Soon after Rogers’ retirement announcement in March, Clark was recruited by the Democratic Congressional Campaign Committee, the Washington based fundraising arm for House Democrats, to go back to work in her home district. She’s in full swing as the campaign manager for Ingham County Treasurer Eric Schertzing, one of four Democrats seeking to replace Rogers.

“It’s unusual in the extreme, I think, for the (DCCC) to place a campaign manager in their home district,” Clark said. Such a quality isn’t necessarily high on the recruiting checklist, she said. But ever since Rogers announced his retirement, Democrats in Washington have eyed up the 8th, which includes all of Ingham and Livingston counties and northern Oakland County. It’s perhaps the party’s best chance since 2000 for taking the seat, which has been redistricted to benefit Republicans. Schertzing will have to beat three other Democrats from Lansing — Susan Grettenberger, Ken Darga and Jeffrey Hank — in an August primary to advance to the General Election and face off against either former state Senate Majority Leader Mike Bishop, R- Rochester, or state Rep. Tom McMillin, R-Rochester Hills.

“It wouldn’t be a target for them if it wasn’t an open seat,” Clark said of the DCCC. “It’s a huge opportunity that is a big priority for Democrats this cycle.”

Clark said the focus for now is on the August primary. She believes Schertzing is the strongest Democrat in the field, the best known in Ingham County after being elected treasurer four times.

Schertzing identified himself recently on an episode of “City Pulse Newsmakers” as a social liberal and a fiscal conservative, playing up his priority for finding consensus on both sides of the aisle. While Clark knows less of Darga and Hank, she recently saw Grettenberger speak at a public event.

“I don’t think we have substantial policy differences with Susan,” she said. “Eric is the stronger, more viable candidate.”

Warren ties
In July 2012, while working on Obama’s reelection campaign for the nonprofit Organizing for Action, Clark got a call from a friend in Massachusetts who was working for Warren’s campaign, which had just undergone a “big internal shakeup.” Warren was polling behind Republican incumbent Scott Brown.

“When I got that call, it was a chance to go big,” Clark said. “I had been obsessed with Elizabeth Warren for some time.” Within a month, she moved to the East Coast.

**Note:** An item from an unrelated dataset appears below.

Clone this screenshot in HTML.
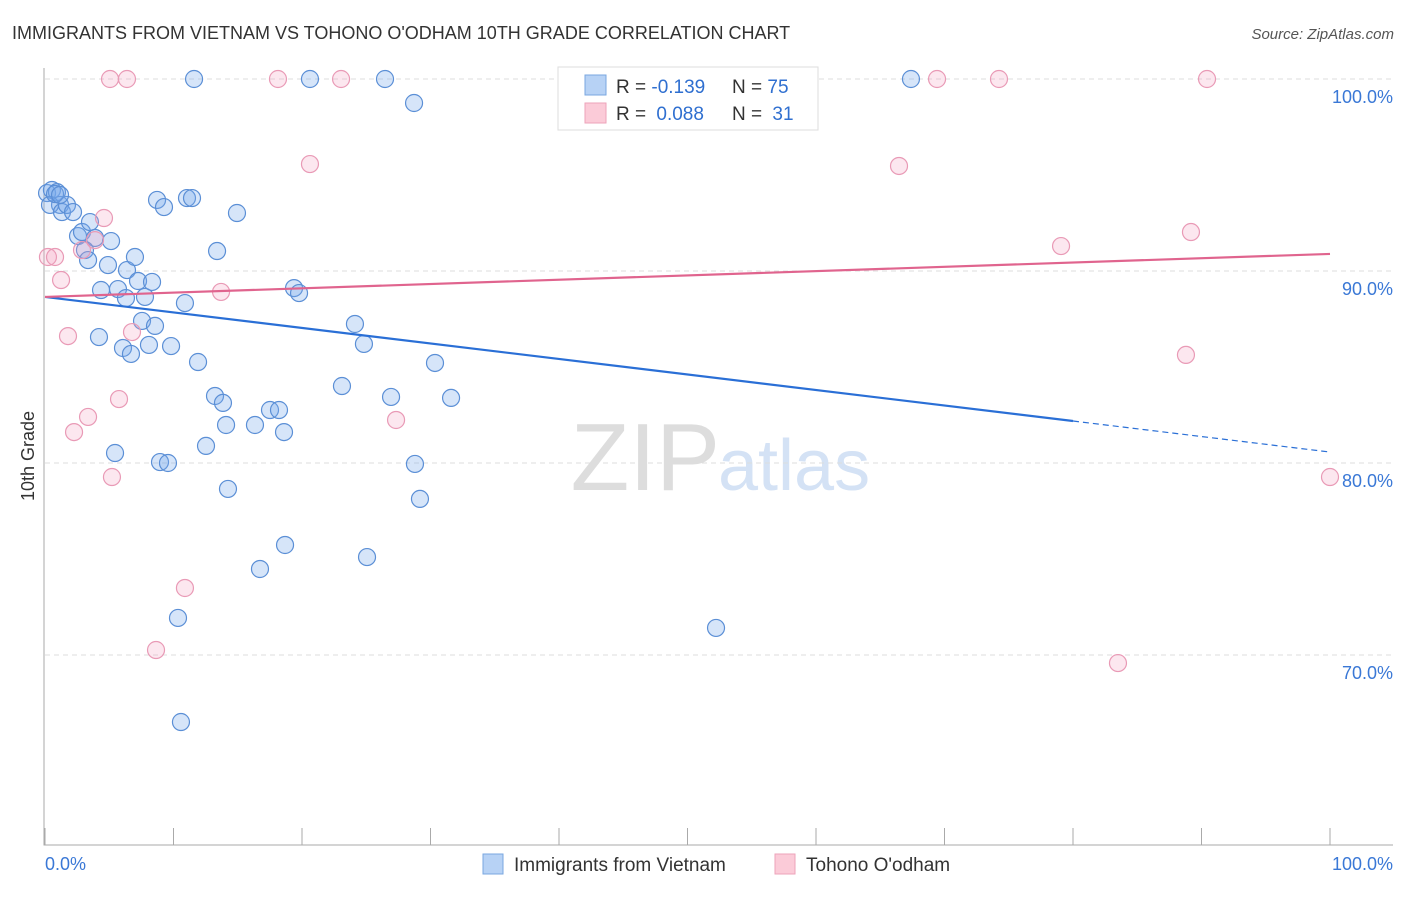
<!DOCTYPE html>
<html><head><meta charset="utf-8"><style>
body{margin:0;background:#fff;font-family:"Liberation Sans",sans-serif}
svg text{font-family:"Liberation Sans",sans-serif}
</style></head><body>
<svg id="c" width="1406" height="892">
<text x="12" y="39" font-size="18" fill="#333">IMMIGRANTS FROM VIETNAM VS TOHONO O'ODHAM 10TH GRADE CORRELATION CHART</text>
<text x="1394" y="39" font-size="15" fill="#555" text-anchor="end" font-style="italic">Source: ZipAtlas.com</text>
<text x="720" y="490" font-size="96" fill="#ddd" text-anchor="end" font-family="Liberation Serif">ZIP</text>
<text x="718" y="490" font-size="72" fill="#d4e2f5">atlas</text>
<text transform="translate(34,456) rotate(-90)" font-size="18" fill="#333" text-anchor="middle">10th Grade</text>
<g id="grid"></g><g id="marks"></g>
<g>
<rect x="558" y="67" width="260" height="63" fill="#fff" stroke="#ddd"/>
<rect x="585" y="75" width="21" height="20" fill="#b7d2f5" stroke="#7aa7e0"/>
<rect x="585" y="103" width="21" height="20" fill="#fbcbd8" stroke="#eea3ba"/>
<text x="616" y="93" font-size="19" fill="#333">R = <tspan fill="#2f6fd0">-0.139</tspan></text>
<text x="732" y="93" font-size="19" fill="#333">N = <tspan fill="#2f6fd0">75</tspan></text>
<text x="616" y="120" font-size="19" fill="#333">R = <tspan fill="#2f6fd0" dx="5">0.088</tspan></text>
<text x="732" y="120" font-size="19" fill="#333">N = <tspan fill="#2f6fd0" dx="5">31</tspan></text>
</g>
<g>
<rect x="483" y="854" width="20" height="20" fill="#b7d2f5" stroke="#7aa7e0"/>
<text x="514" y="871" font-size="19" fill="#333">Immigrants from Vietnam</text>
<rect x="775" y="854" width="20" height="20" fill="#fbcbd8" stroke="#eea3ba"/>
<text x="806" y="871" font-size="19" fill="#333">Tohono O'odham</text>
</g>
<text x="45" y="870" font-size="18" fill="#3a78d6">0.0%</text>
<text x="1393" y="870" font-size="18" fill="#3a78d6" text-anchor="end">100.0%</text>
</svg>
<script>
const blueX=[0.16,0.54,0.93,1.17,0.39,1.32,1.71,2.18,0.78,2.57,2.88,3.5,3.89,5.14,3.11,3.35,4.9,6.38,4.36,5.68,6.3,7.78,7.24,8.33,7.0,8.72,9.26,11.05,11.44,14.94,13.39,10.89,7.55,8.56,4.2,6.07,6.69,8.09,9.81,11.91,19.38,19.77,24.12,24.82,30.35,23.11,26.93,31.6,13.23,13.85,14.09,16.34,17.51,18.21,18.6,12.53,5.45,8.95,9.57,14.24,28.79,29.18,18.68,16.73,25.06,10.35,10.58,52.22,11.6,20.62,26.46,28.72,67.39,43.11,1.17];
const blueY=[94.06,94.22,94.11,93.44,93.44,93.07,93.44,93.07,94.01,91.82,92.03,92.55,91.72,91.56,91.09,90.57,90.31,90.05,89.01,89.06,88.59,88.65,89.48,89.43,90.73,93.7,93.33,93.8,93.8,93.02,91.04,88.33,87.4,87.14,86.56,85.99,85.68,86.15,86.09,85.26,89.11,88.85,87.24,86.2,85.21,84.01,83.44,83.39,83.49,83.13,81.98,81.98,82.76,82.76,81.61,80.89,80.52,80.05,80.0,78.65,79.95,78.13,75.73,74.48,75.1,71.93,66.51,71.41,100,100,100,98.75,100,100,93.96];
const pinkX=[5.06,6.38,18.13,23.04,47.63,69.42,74.24,90.43,20.62,66.46,4.59,3.89,2.88,0.23,0.78,79.07,89.18,1.25,13.7,1.79,6.77,88.79,5.76,3.35,2.26,27.32,5.21,100,10.89,8.64,83.5];
const pinkY=[100,100,100,100,100,100,100,100,95.57,95.47,92.76,91.61,91.09,90.73,90.73,91.3,92.03,89.53,88.91,86.61,86.82,85.63,83.33,82.4,81.61,82.24,79.27,79.27,73.49,70.26,69.58];
const yTicks=[100,90,80,70];
const xTicks=[0,10,20,30,40,50,60,70,80,90,100];
const blueTrend=[88.65,80.57];
const pinkTrend=[88.65,90.89];
const blueSolidEnd=80;
const NS="http://www.w3.org/2000/svg";
const sx=v=>45+v*12.85, sy=v=>79+(100-v)*19.2;
function mk(t,a,p){const e=document.createElementNS(NS,t);for(const k in a)e.setAttribute(k,a[k]);p.appendChild(e);return e;}
const g=document.getElementById('grid'),m=document.getElementById('marks');
yTicks.forEach(t=>{
 const l=mk('line',{x1:45,x2:1393,y1:sy(t),y2:sy(t),stroke:'#ddd','stroke-dasharray':'5,4'},g);
 
 
 const tx=mk('text',{x:1393,y:sy(t)+24,'font-size':18,fill:'#3a78d6','text-anchor':'end'},g);
 tx.textContent=t.toFixed(1)+'%';
 
 
});
const ax=mk('path',{d:'M44 68V845H1393',fill:'none',stroke:'#aaa'},g);


xTicks.forEach(t=>{
 const l=mk('line',{x1:sx(t),x2:sx(t),y1:828,y2:845,stroke:'#aaa'},g);
 
 
});
function pts(X,Y,fill,stroke,name){X.forEach((x,i)=>{
 const c=mk('circle',{cx:sx(x),cy:sy(Y[i]),r:8.5,fill:fill,stroke:stroke,'stroke-width':1.2},m);
 
 
});}
pts(blueX,blueY,'rgba(120,170,235,0.3)','#5b8fd6','vietnam-point');
pts(pinkX,pinkY,'rgba(245,160,190,0.25)','#e99ab6','tohono-point');
const by=x=>blueTrend[0]+(blueTrend[1]-blueTrend[0])*x/100;
let l1=mk('line',{x1:sx(0),y1:sy(by(0)),x2:sx(blueSolidEnd),y2:sy(by(blueSolidEnd)),stroke:'#2a6fd6','stroke-width':2.2},m);


let l2=mk('line',{x1:sx(blueSolidEnd),y1:sy(by(blueSolidEnd)),x2:sx(100),y2:sy(by(100)),stroke:'#2a6fd6','stroke-width':1.2,'stroke-dasharray':'6,4'},m);


let l3=mk('line',{x1:sx(0),y1:sy(pinkTrend[0]),x2:sx(100),y2:sy(pinkTrend[1]),stroke:'#e0648e','stroke-width':2.2},m);


</script>
</body></html>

While her job as deputy field director didn’t bring her much interaction with Warren, Clark said, “She is wonderful. Not every candidate is a dream to work with. She is the real deal. What you see is what you get.”

Warren, a former Harvard Law School professor, is perhaps best known for her work on consumer protection advocacy. She was chairwoman of a congressional oversight panel to oversee the Troubled Asset Relief Program and was an assistant to the president for the Consumer Financial Protection Bureau before being elected to the Senate. Along with Hillary Clinton, Warren is also rumored by pundits as a possible Democratic presidential candidate in 2016.

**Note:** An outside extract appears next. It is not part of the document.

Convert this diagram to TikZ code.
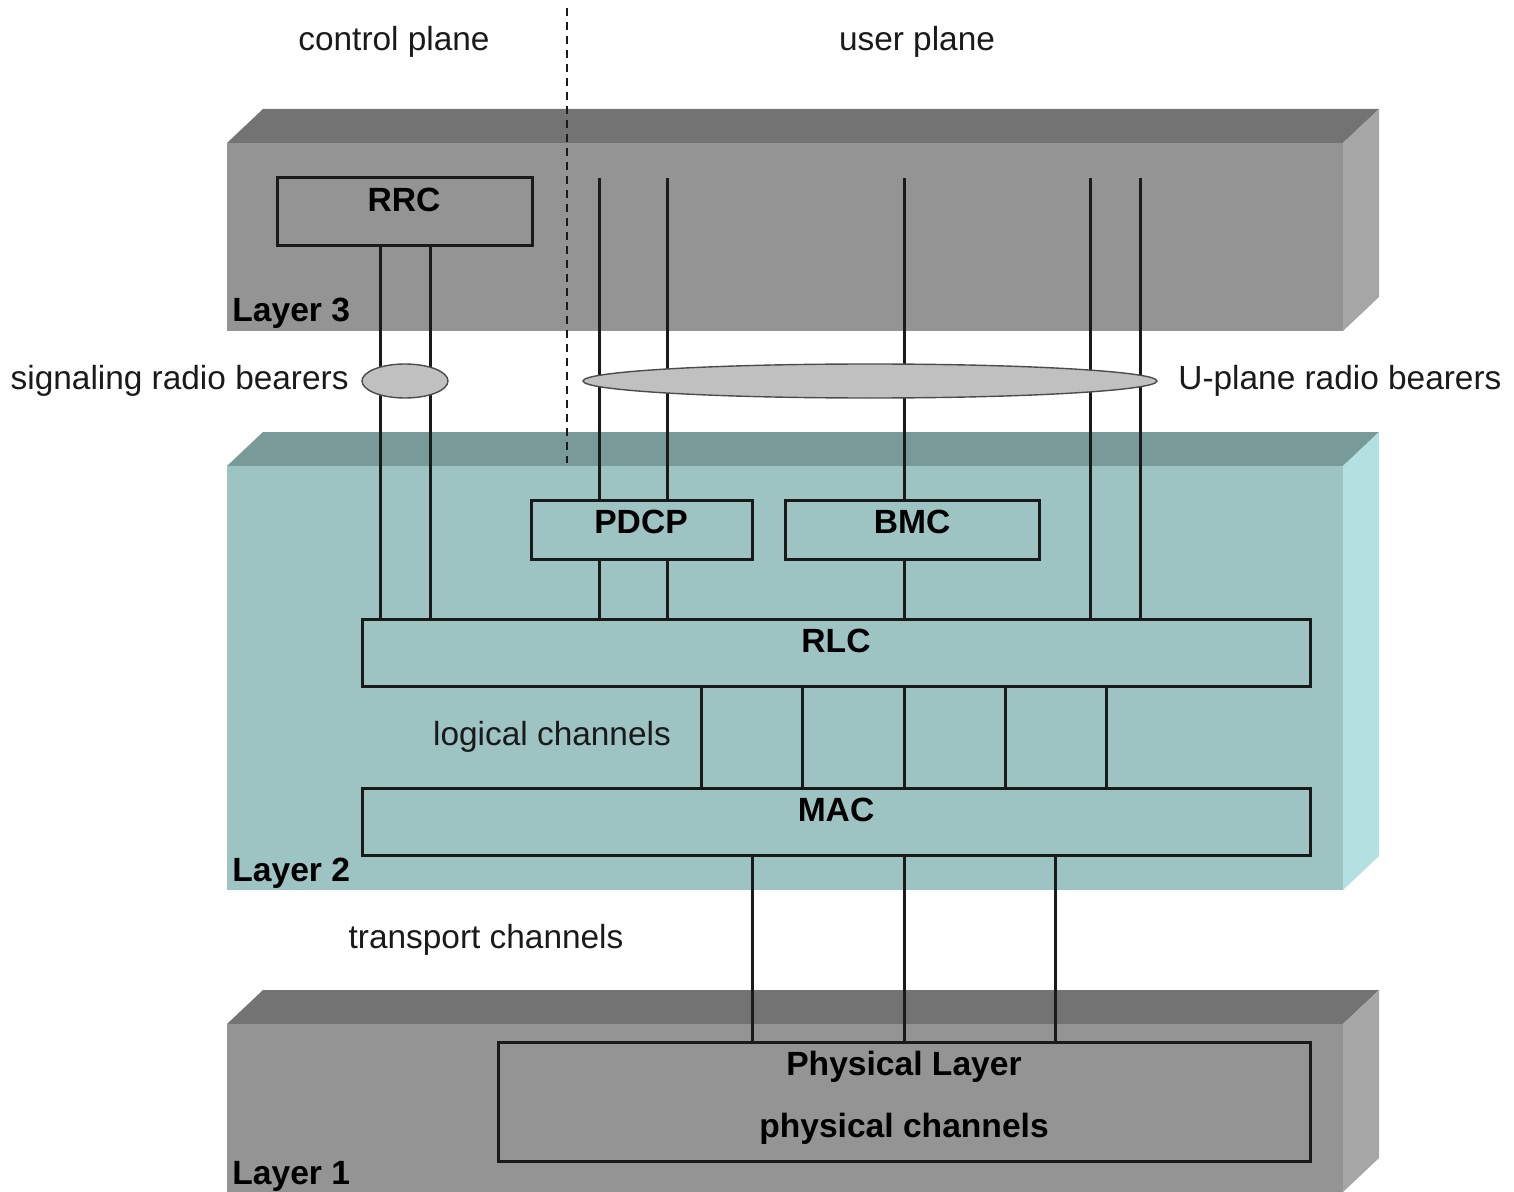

“I would support (Warren) if she ran,” Clark said. “It looks to me like Hillary is going to be the candidate, but it’s 2016. It seems close but it’s actually a ways off.”

Over the course of 45 minutes at a Lansing coffee shop, we go on to talk about the “very big deal” of Michigan’s losing multiple senior members from its congressional delegation due to retirement. Clark declined to say which Republican — Bishop or McMillin — she’d rather face if Schertzing advances to the General. (“If there’s something I don’t have great insight into, it’s the inner dynamics of Republican primaries,” she said.) She also spoke of how Schertzing reminds her of U.S. Sen. Debbie Stabenow, also from Lansing, because he’s a “work horse, not a show horse. He’s not a flashy guy, the type to give barnburner speeches.” Some of the issues she predicts will be focused on include college affordability, raising the minimum wage at the federal level, equal pay for equal work and the “totally regressive” Ryan budget that “keeps popping up.”

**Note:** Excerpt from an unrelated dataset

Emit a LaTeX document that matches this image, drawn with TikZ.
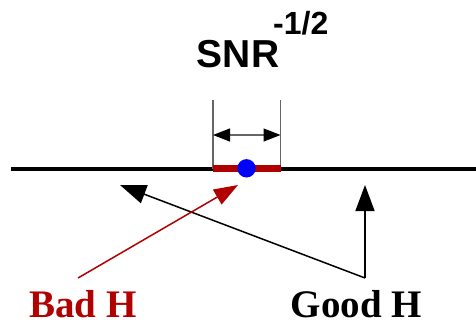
\documentclass[tikz,border=0pt]{standalone}
\usepackage{fontspec}
\setmainfont{Liberation Serif}
\newfontfamily\arialf{Liberation Sans}
\usetikzlibrary{arrows.meta}
\definecolor{darkred}{HTML}{B00000}
\definecolor{dimgray}{HTML}{666666}
\begin{document}
\begin{tikzpicture}[x=1pt,y=-1pt,
  conn/.style={line width=1.5pt,-{Triangle[length=26pt,width=19pt]}},
  dimline/.style={draw=dimgray,line width=1.2pt},
  lbl/.style={inner sep=0pt,anchor=base,font=\fontsize{39}{39}\selectfont\bfseries}]
\useasboundingbox (0,0) rectangle (476,329);
% main axis
\coordinate (L) at (11,168.5);
\coordinate (R) at (476,168.5);
\draw[line width=4pt] (L) -- (R);
% interval
\coordinate (a) at (213,168.5);
\coordinate (b) at (280.5,168.5);
\coordinate (at) at (213,100);
\coordinate (bt) at (280.5,100);
\draw[dimline] (at) -- (a);
\draw[dimline] (bt) -- (b);
\coordinate (da) at (213,135);
\coordinate (db) at (280.5,135);
\draw[dimline,{Triangle[length=17pt,width=13pt,color=black]}-{Triangle[length=17pt,width=13pt,color=black]}] (da) -- (db);
\draw[darkred,line width=6.5pt] (a) -- (b);
\fill[blue] (246.5,168.3) circle (9.2);
% title
\node[inner sep=0pt,anchor=base] (snr) at (238,67) {\arialf\fontsize{39}{39}\selectfont\bfseries SNR};
\node[inner sep=0pt,anchor=base west] (exp) at (273,35) {\arialf\fontsize{32}{32}\selectfont\bfseries -1/2};
% labels
\node[lbl,text=darkred] (bad) at (83,317) {Bad H};
\node[lbl] (good) at (356.5,317) {Good H};
% arrows
\coordinate (gs) at (365,278);
\coordinate (gt1) at (365,185);
\coordinate (gt2) at (120,185);
\coordinate (bs) at (78,278);
\coordinate (bt2) at (238,185);
\draw[conn] (gs) -- (gt1);
\draw[conn] (gs) -- (gt2);
\draw[conn,darkred,-{Triangle[length=24pt,width=17pt]}] (bs) -- (bt2);
\end{tikzpicture}
\end{document}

Clark doesn’t have plans to become a candidate herself, preferring to stay behind the scenes. But we end the conversation on one of her ongoing frustrations — and one of the main reasons Democrats weren’t able to defeat Rogers: Money in politics.

“When people are freaked out by Citizens United and some of these Supreme Court decisions, they should be freaked out. In my mind, money is not speech, it biases the system in favor of the wealthy. It’s a real problem,” she said. “Something that has motivated me is that the only way to counter that is with people. If people get out and vote, that’s the most important thing.”